On a noté cette phrase hier, pendant une interview à la maison de quartier de Guinette. Peut-être pour la retranscrire dans le blog. « N’importe qui peut se retrouver à BD. Personne n’est à l’abri d’un moment de difficulté. » Aujourd’hui, en fin de journée, au QG, par hasard Damien, veilleur éphémère, lit cette note. Et c’est immédiat : « Elle est belle cette phrase, et c’est tellement vrai ». Du coup, on se dit qu’il faut la mettre dans le blog.

S’élargir…

Ce troisième portrait est très différent des deux autres car nous devons nous élargir sur un territoire plus grand: Etampes! Et ben, figurez-vous, que cette ville est grande. Alors, pour s’élargir, nous devons nous diviser en de multiples petits groupes qui partent, après avoir regardé le plan de la ville affiché dans le Q.G. dans des quartiers différents telles de petites fourmis-conquérantes à la recherche de paroles d’Etampois.

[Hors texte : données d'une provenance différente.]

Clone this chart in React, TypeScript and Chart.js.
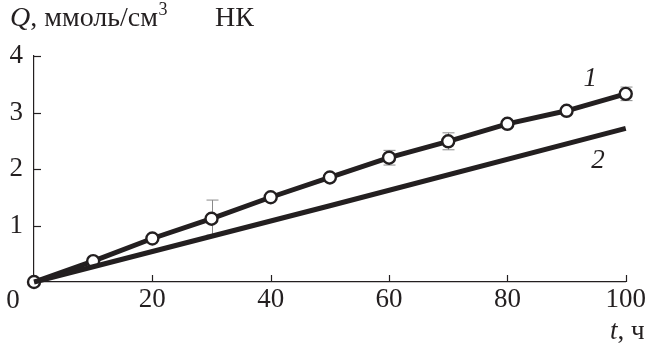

On se rend compte que ces dernier-e-s sont très accueillant-e-s, et que tout le monde a un avis sur B.D. mais bien souvent, aussi, des liens avec cet établissement: quelqu’un de leur famille y a travaillé, y a séjourné, y a fait un stage, etc…

Du coup, pour ne pas tout le temps être séparés, les petites fourmis-conquérantes se retrouvent le soir au Q.G. à l’ex-pavillon primevère pour travailler ensemble autour de leur reine « Guy », reine du blog.

Danse. Cite.

Mardi matin. Le marché.
Après avoir dansé « alors maintenant, je danse sans moi », on danse encore : la valse qu’on propose aux passants.
Et après la valse, les portraits citations : on propose aux personnes que nous rencontrons de choisir une citation, celle qui leur parle le plus, et de poser 20 secondes devant la caméra de Jérémie. Ce sera une séquence du film-spectacle.
Et là, parfois on s’aperçoit que certaines citations résonnent différemment.